**WHAT IS REQUIRED**:
Write out, exactly and only, the lines that run from the top of the records to the line with "(0,0) rectangle (896,822);". Include both ends; exclude pictures.

**ENTRIES PROVIDED**:
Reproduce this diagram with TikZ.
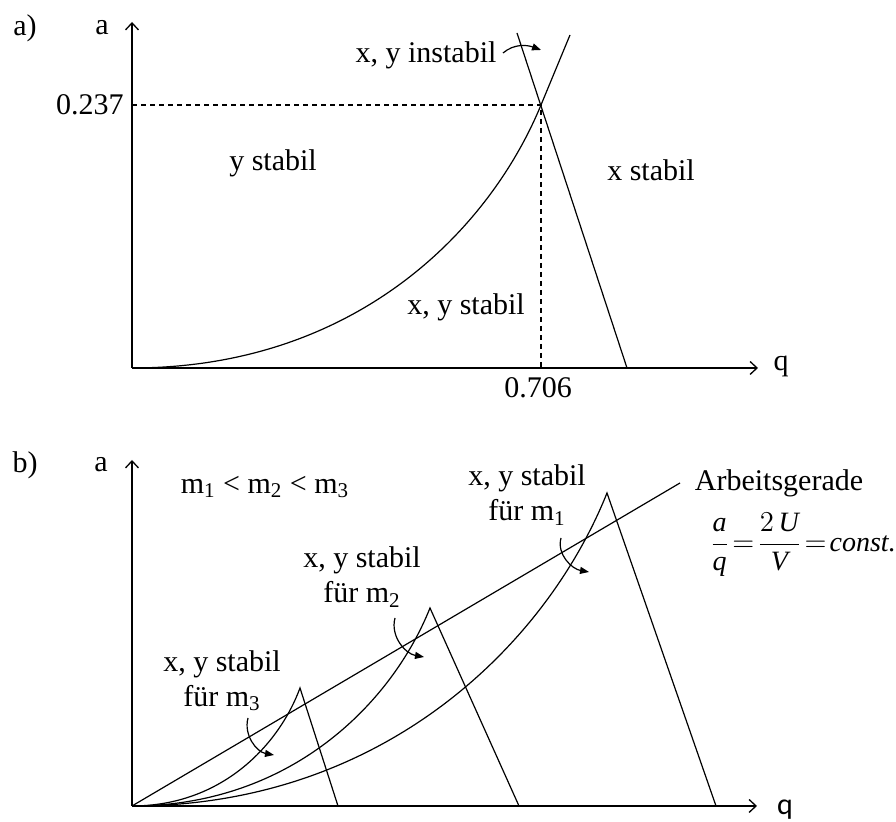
\documentclass[tikz,border=0pt]{standalone}
\usepackage{fontspec}
\setmainfont{Liberation Serif}
\newfontfamily\qfont{Carlito}
\usetikzlibrary{arrows.meta}
\begin{document}
\begin{tikzpicture}[x=0.5pt,y=0.5pt,
  lbl/.style={font=\fontsize{15}{18}\selectfont, inner sep=0pt},
  two/.style={lbl, align=center, font=\fontsize{15}{17.5}\selectfont},
  ax/.style={line width=0.65pt, -{Straight Barb[length=3.5pt,width=6.5pt]}},
  ln/.style={line width=0.6pt},
  dsh/.style={line width=0.6pt, dash pattern=on 2.5pt off 2pt},
  hook/.style={line width=0.6pt, -{Triangle[length=4.5pt,width=3.5pt]}}]
\useasboundingbox (0,0) rectangle (896,822);

% ---------------- panel a ----------------
\coordinate (oa) at (132,454);
\coordinate (ya) at (132,800);
\coordinate (xa) at (758,454);
\coordinate (pa) at (541,717);
\coordinate (ta) at (570,787);
\coordinate (fa1) at (517,789);
\coordinate (fa2) at (627,454);
\coordinate (da1) at (132,717);
\coordinate (da2) at (541,454);
\draw[ax] (oa) -- (ya);
\draw[ax] (oa) -- (xa);
\draw[dsh] (da1) -- (pa) -- (da2);
\draw[ln] (oa) .. controls (355,454) and (489,591) .. (pa) -- (ta);
\draw[ln] (fa1) -- (fa2);

\node[lbl] (lblA) at (25,794) {a)};
\node[lbl] (axA) at (102,794) {a};
\node[lbl, anchor=east] (v237) at (124,717) {0.237};
\node[lbl] (v706) at (538,434) {0.706};
\node[lbl] (qA) at (781,456) {q};
\node[lbl] (ystab) at (273,659) {y stabil};
\node[lbl] (xstab) at (651,652) {x stabil};
\node[lbl] (instab) at (426,767) {x, y instabil};
\node[lbl] (xystab) at (466,515) {x, y stabil};
\coordinate (ia1) at (503,769);
\coordinate (ia2) at (541,772);
\draw[hook] (ia1) to[out=40,in=160] (ia2);

% ---------------- panel b ----------------
\coordinate (ob) at (132,16);
\coordinate (yb) at (132,362);
\coordinate (xb) at (757,16);
\coordinate (ag) at (680,339);
\coordinate (p1) at (607,329);
\coordinate (f1) at (716,16);
\coordinate (p2) at (430,214);
\coordinate (f2) at (519,16);
\coordinate (p3) at (300,134);
\coordinate (f3) at (338,16);
\draw[ax] (ob) -- (yb);
\draw[ax] (ob) -- (xb);
\draw[ln] (ob) -- (ag);
\draw[ln] (ob) .. controls (385,16) and (547,179) .. (p1) -- (f1);
\draw[ln] (ob) .. controls (291,16) and (392,119) .. (p2) -- (f2);
\draw[ln] (ob) .. controls (222,16) and (279,77) .. (p3) -- (f3);

\node[lbl] (lblB) at (25,357) {b)};
\node[lbl] (axB) at (101,357) {a};
\node[lbl] (qB) at (785,12) {\qfont q};
\node[lbl] (order) at (265,335) {m\textsubscript{1} < m\textsubscript{2} < m\textsubscript{3}};
\node[lbl] (arb) at (779,339) {Arbeitsgerade};
\node[font=\fontsize{14}{16}\selectfont, inner sep=0pt] (frm) at (803,277)
  {\thickmuskip=2mu $\displaystyle\frac{\textit{a}}{\textit{q}}=\frac{2\,\textit{U}}{\textit{V}}=\textit{const.}$};

\node[two] (s1) at (527,327) {x, y stabil\\für m\textsubscript{1}};
\node[two] (s2) at (362,245) {x, y stabil\\für m\textsubscript{2}};
\node[two] (s3) at (222,141) {x, y stabil\\für m\textsubscript{3}};

\coordinate (h1a) at (561,284);
\coordinate (h1b) at (589,250);
\coordinate (h2a) at (395,204);
\coordinate (h2b) at (424,165);
\coordinate (h3a) at (248,104);
\coordinate (h3b) at (274,67);
\draw[hook] (h1a) to[out=255,in=170] (h1b);
\draw[hook] (h2a) to[out=255,in=170] (h2b);
\draw[hook] (h3a) to[out=255,in=170] (h3b);
\end{tikzpicture}
\end{document}
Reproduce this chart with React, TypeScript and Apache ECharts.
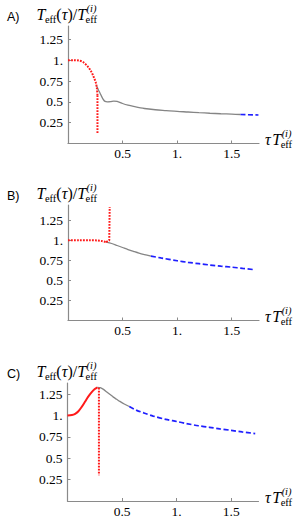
import React, { useEffect, useRef } from "react";
import * as echarts from "echarts";

// ---- tick labels ----
const xTickValues = [0.5, 1, 1.5];
const xTickLabels = ["0.5", "1.", "1.5"];
const yTickValues = [0.25, 0.5, 0.75, 1, 1.25];
const yTickLabels = ["0.25", "0.5", "0.75", "1.", "1.25"];
const panelNames = ["A)", "B)", "C)"];
const yMaxes = [1.41, 1.44, 1.38];
const xMax = 1.75;

// ---- Panel A ----
const redA = [[0, 1.0], [0.05, 1.0], [0.1, 0.995], [0.14, 0.975], [0.18, 0.925], [0.21, 0.87], [0.235, 0.8], [0.255, 0.73], [0.265, 0.66], [0.27, 0.58]];
const redDropA = [[0.27, 0.58], [0.27, 0.12]];
const grayA = [[0.262, 0.69], [0.28, 0.64], [0.295, 0.6], [0.31, 0.56], [0.325, 0.525], [0.34, 0.505], [0.36, 0.5], [0.39, 0.502], [0.42, 0.508], [0.45, 0.505], [0.5, 0.48], [0.55, 0.46], [0.6, 0.445], [0.7, 0.42], [0.8, 0.405], [0.9, 0.395], [1.0, 0.385], [1.1, 0.378], [1.2, 0.37], [1.3, 0.363], [1.4, 0.357], [1.5, 0.352], [1.58, 0.348]];
const blueA = [[1.58, 0.348], [1.65, 0.345], [1.745, 0.342]];

// ---- Panel B ----
const redB = [[0, 1.0], [0.1, 1.0], [0.2, 1.0], [0.27, 0.998], [0.31, 0.99], [0.35, 0.978]];
const redRiseB = [[0.35, 0.978], [0.378, 1.0], [0.382, 1.415]];
const grayB = [[0.35, 0.978], [0.4, 0.96], [0.45, 0.935], [0.5, 0.91], [0.55, 0.885], [0.6, 0.862], [0.65, 0.84], [0.7, 0.822], [0.76, 0.803]];
const blueB = [[0.76, 0.803], [0.85, 0.78], [1.0, 0.745], [1.1, 0.725], [1.2, 0.708], [1.3, 0.692], [1.4, 0.678], [1.5, 0.665], [1.6, 0.65], [1.7, 0.635]];

// ---- Panel C ----
const redC = [[0, 1.0], [0.04, 1.005], [0.07, 1.02], [0.1, 1.05], [0.13, 1.1], [0.16, 1.16], [0.19, 1.22], [0.22, 1.27], [0.25, 1.31], [0.275, 1.33]];
const redDropC = [[0.288, 1.325], [0.288, 0.3]];
const grayC = [[0.275, 1.33], [0.3, 1.325], [0.33, 1.305], [0.36, 1.275], [0.39, 1.245], [0.42, 1.215], [0.45, 1.19], [0.48, 1.165], [0.52, 1.135], [0.566, 1.105]];
const blueC = [[0.566, 1.105], [0.634, 1.06], [0.7, 1.03], [0.785, 0.993], [0.9, 0.955], [1.0, 0.93], [1.09, 0.906], [1.2, 0.88], [1.3, 0.862], [1.395, 0.844], [1.5, 0.826], [1.6, 0.808], [1.72, 0.789]];

// ---- layout ----
const layout = [
  { top: 26, height: 117.5, left: 68 },
  { top: 205, height: 115.5, left: 68 },
  { top: 383, height: 118, left: 67.5 },
];
const plotWidth = 191;

const RED = "#ff1a1a";
const BLUE = "#1f1fff";
const GRAY = "#858585";
const AXIS = "#8a8a8a";
const SERIF = "Liberation Serif";

let mctx: CanvasRenderingContext2D | null = null;
function tw(text: string, font: string) {
  if (!mctx) mctx = document.createElement("canvas").getContext("2d");
  mctx!.font = font;
  return mctx!.measureText(text).width;
}

function txt(text: string, x: number, base: number, size: number, italic: boolean) {
  return {
    type: "text",
    x,
    y: base - 0.34 * size,
    silent: true,
    style: {
      text,
      fontFamily: SERIF,
      fontSize: size,
      fontStyle: italic ? "italic" : "normal",
      fill: "#000",
      align: "left",
      verticalAlign: "middle",
    },
  };
}

const BIG = 16;
const SMALL = 10.5;

function teff(x: number, base: number, sup: boolean, els: any[]) {
  const fI = `italic ${BIG}px "${SERIF}"`;
  const fS = `${SMALL}px "${SERIF}"`;
  const fSI = `italic ${SMALL}px "${SERIF}"`;
  const wT = tw("T", fI);
  els.push(txt("T", x, base, BIG, true));
  const sx = x + wT - 0.5;
  els.push(txt("eff", sx, base + 3.5, SMALL, false));
  let w = tw("eff", fS);
  if (sup) {
    els.push(txt("(i)", sx + 1, base - 7.5, SMALL, true));
    w = Math.max(w, tw("(i)", fSI) + 1);
  }
  return sx + w - x;
}

function yLabel(x: number, base: number, els: any[]) {
  let cx = x;
  cx += teff(cx, base, false, els);
  const fR = `${BIG}px "${SERIF}"`;
  const fI = `italic ${BIG}px "${SERIF}"`;
  els.push(txt("(", cx, base, BIG, false));
  cx += tw("(", fR);
  els.push(txt("τ", cx, base, BIG, true));
  cx += tw("τ", fI);
  els.push(txt(")/", cx, base, BIG, false));
  cx += tw(")/", fR);
  teff(cx, base, true, els);
}

function xLabel(x: number, base: number, els: any[]) {
  const fI = `italic ${BIG}px "${SERIF}"`;
  els.push(txt("τ", x, base, BIG, true));
  const cx = x + tw("τ", fI) + 1.5;
  teff(cx, base, true, els);
}

function fmt(values: number[], labels: string[]) {
  return (v: number) => {
    const i = values.findIndex((t) => Math.abs(t - v) < 1e-6);
    return i >= 0 ? labels[i] : "";
  };
}

function line(data: number[][], idx: number, color: string, type: any, width: number, smooth: number | boolean) {
  return {
    type: "line",
    xAxisIndex: idx,
    yAxisIndex: idx,
    data,
    showSymbol: false,
    smooth,
    silent: true,
    lineStyle: { color, width, type, cap: "butt" },
  };
}

export default function App() {
  const ref = useRef<HTMLDivElement>(null);
  useEffect(() => {
    if (!ref.current) return;
    const chart = echarts.init(ref.current, undefined, { renderer: "svg" });

    const grids = layout.map((l) => ({ left: l.left, top: l.top, width: plotWidth, height: l.height }));
    const axisLine = { show: true, onZero: false, lineStyle: { color: AXIS, width: 1.2 } };
    const axisTick = { show: true, inside: true, length: 3, lineStyle: { color: AXIS, width: 1 } };
    const labelStyle = {
      fontFamily: SERIF,
      fontSize: 13.5,
      color: "#000",
      showMinLabel: false,
      showMaxLabel: false,
    };
    const xAxes = layout.map((_, i) => ({
      type: "value",
      gridIndex: i,
      min: 0,
      max: xMax,
      interval: 0.5,
      axisLine,
      axisTick,
      splitLine: { show: false },
      axisLabel: { ...labelStyle, formatter: fmt(xTickValues, xTickLabels), margin: 3 },
    }));
    const yAxes = layout.map((_, i) => ({
      type: "value",
      gridIndex: i,
      min: 0,
      max: yMaxes[i],
      interval: 0.25,
      axisLine,
      axisTick,
      splitLine: { show: false },
      axisLabel: { ...labelStyle, formatter: fmt(yTickValues, yTickLabels), margin: 5 },
    }));

    const redDot = [1.8, 1.2];
    const blueDash = [5, 2.5];
    const series = [
      line(grayA, 0, GRAY, "solid", 1.3, 0.3),
      line(blueA, 0, BLUE, blueDash, 1.7, false),
      line(redA, 0, RED, redDot, 2, 0.3),
      line(redDropA, 0, RED, redDot, 2, false),
      line(grayB, 1, GRAY, "solid", 1.3, 0.3),
      line(blueB, 1, BLUE, blueDash, 1.7, 0.3),
      line(redB, 1, RED, redDot, 2, 0.3),
      line(redRiseB, 1, RED, redDot, 2, false),
      line(grayC, 2, GRAY, "solid", 1.3, 0.3),
      line(blueC, 2, BLUE, blueDash, 1.7, 0.3),
      line(redC, 2, RED, "solid", 2, 0.3),
      line(redDropC, 2, RED, redDot, 2, false),
    ];

    const els: any[] = [];
    layout.forEach((l, i) => {
      els.push({
        type: "text",
        x: 7,
        y: l.top - 9.5,
        silent: true,
        style: {
          text: panelNames[i],
          fontFamily: "Liberation Sans",
          fontSize: 12.5,
          fill: "#000",
          align: "left",
          verticalAlign: "middle",
        },
      });
      yLabel(36.5, l.top - 6.5, els);
      xLabel(265, l.top + l.height + 1.5, els);
    });

    chart.setOption({
      animation: false,
      backgroundColor: "#fff",
      grid: grids,
      xAxis: xAxes,
      yAxis: yAxes,
      series,
      graphic: els,
    });
    return () => chart.dispose();
  }, []);
  return (
    <div
      ref={ref}
      style={{ position: "fixed", left: 0, top: 0, width: 307, height: 524, background: "#fff" }}
    />
  );
}
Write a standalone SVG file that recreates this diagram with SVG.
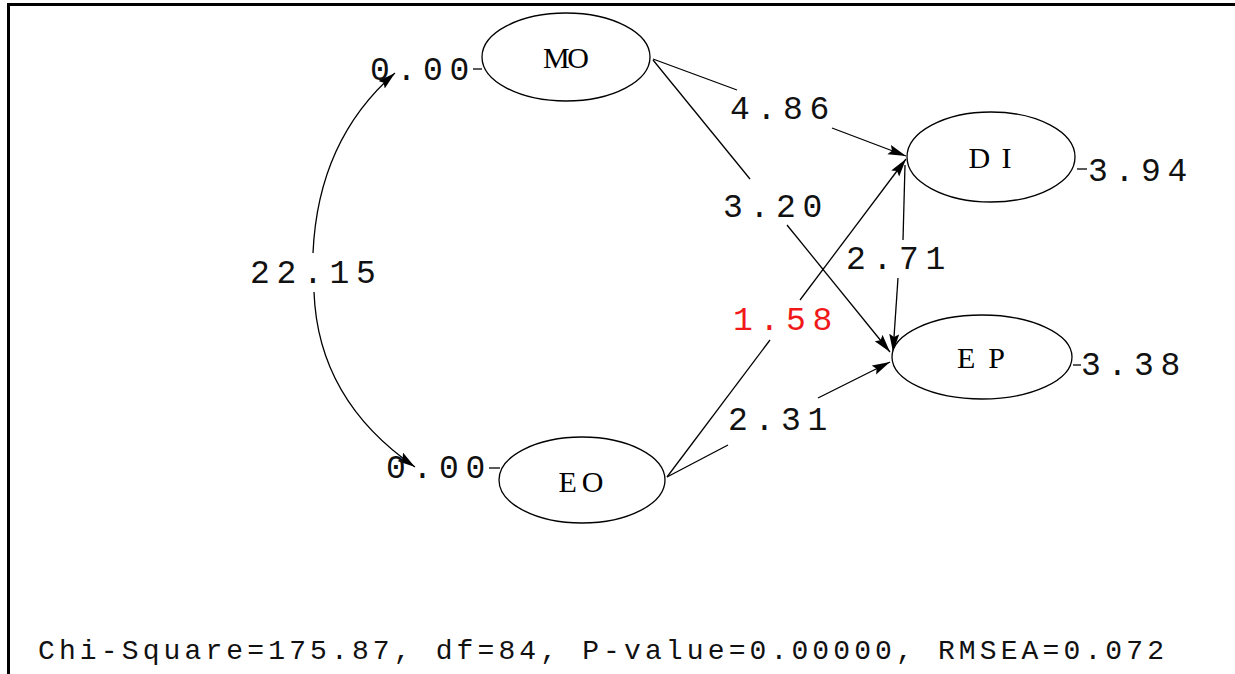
<svg xmlns="http://www.w3.org/2000/svg" width="1235" height="674" viewBox="0 0 1235 674">
<style>
.frame{stroke:#000;stroke-width:3;fill:none}
.node{fill:#fff;stroke:#000;stroke-width:1.3}
.nlab{font-family:"Liberation Serif",serif;font-size:30px;fill:#000;text-anchor:middle}
.val{font-family:"Liberation Mono",monospace;font-size:33px;letter-spacing:6.7px;fill:#111}
.red{fill:#f01818}
.edge{stroke:#000;stroke-width:1.3;fill:none}
.foot{font-family:"Liberation Mono",monospace;font-size:28px;fill:#111}
</style>
<defs>
<marker id="arr" markerUnits="userSpaceOnUse" markerWidth="20" markerHeight="12" refX="18" refY="5" orient="auto">
<path d="M0,0 L18,5 L0,10 L3,5 z" fill="#000"/>
</marker>
</defs>
<rect width="1235" height="674" fill="#fff"/>
<path class="frame" d="M8.5,674 L8.5,4.5 L1235,4.5"/>
<g id="connectors">
<line class="edge" x1="653" y1="59" x2="737" y2="90"/>
<line class="edge" x1="832" y1="128" x2="906" y2="156" marker-end="url(#arr)"/>
<line class="edge" x1="653" y1="60" x2="750" y2="179"/>
<line class="edge" x1="787" y1="225" x2="890" y2="352" marker-end="url(#arr)"/>
<line class="edge" x1="667" y1="477" x2="770" y2="340"/>
<line class="edge" x1="800" y1="300" x2="906" y2="159" marker-end="url(#arr)"/>
<line class="edge" x1="667" y1="477" x2="728" y2="445"/>
<line class="edge" x1="818" y1="398" x2="890" y2="362" marker-end="url(#arr)"/>
<line class="edge" x1="905" y1="165" x2="903" y2="240"/>
<line class="edge" x1="898" y1="278" x2="893" y2="352" marker-end="url(#arr)"/>
<path class="edge" d="M313,253 Q318,140 395,73" marker-end="url(#arr)"/>
<path class="edge" d="M314,292 Q318,400 415,467" marker-end="url(#arr)"/>
<line class="edge" x1="473" y1="69" x2="482" y2="69"/>
<line class="edge" x1="489" y1="468" x2="500" y2="468"/>
<line class="edge" x1="1077" y1="169" x2="1087" y2="169"/>
<line class="edge" x1="1073" y1="365" x2="1081" y2="365"/>
</g>
<g id="MO">
<ellipse class="node" cx="566" cy="57" rx="84" ry="44"/>
<text class="nlab" x="566" y="68" textLength="46" lengthAdjust="spacing">MO</text>
</g>
<g id="EO">
<ellipse class="node" cx="582" cy="480" rx="83" ry="43"/>
<text class="nlab" x="581" y="492" textLength="45" lengthAdjust="spacing">EO</text>
</g>
<g id="DI">
<ellipse class="node" cx="991" cy="157" rx="84" ry="45"/>
<text class="nlab" x="990" y="168" textLength="43" lengthAdjust="spacing">DI</text>
</g>
<g id="EP">
<ellipse class="node" cx="982" cy="357" rx="90" ry="42"/>
<text class="nlab" x="981" y="368" textLength="48" lengthAdjust="spacing">EP</text>
</g>
<g id="labels">
<text class="val" x="370" y="80">0.00</text>
<text class="val" x="386" y="478">0.00</text>
<text class="val" x="730" y="119">4.86</text>
<text class="val" x="723" y="217">3.20</text>
<text class="val" x="846" y="269">2.71</text>
<text class="val red" x="733" y="330">1.58</text>
<text class="val" x="728" y="430">2.31</text>
<text class="val" x="250" y="283">22.15</text>
<text class="val" x="1088" y="181">3.94</text>
<text class="val" x="1081" y="375">3.38</text>
</g>
<text class="foot" x="38" y="659" textLength="1126" lengthAdjust="spacing">Chi-Square=175.87, df=84, P-value=0.00000, RMSEA=0.072</text>
</svg>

**REPLY TO THE EXERCISE**:
Reproduce this diagram with TikZ.
\documentclass[tikz,border=0pt]{standalone}
\usepackage{fontspec}
\setmainfont{Liberation Serif}
\newfontfamily\qfont{Carlito}
\usetikzlibrary{arrows.meta}
\begin{document}
\begin{tikzpicture}[x=0.5pt,y=0.5pt,
  lbl/.style={font=\fontsize{15}{18}\selectfont, inner sep=0pt},
  two/.style={lbl, align=center, font=\fontsize{15}{17.5}\selectfont},
  ax/.style={line width=0.65pt, -{Straight Barb[length=3.5pt,width=6.5pt]}},
  ln/.style={line width=0.6pt},
  dsh/.style={line width=0.6pt, dash pattern=on 2.5pt off 2pt},
  hook/.style={line width=0.6pt, -{Triangle[length=4.5pt,width=3.5pt]}}]
\useasboundingbox (0,0) rectangle (896,822);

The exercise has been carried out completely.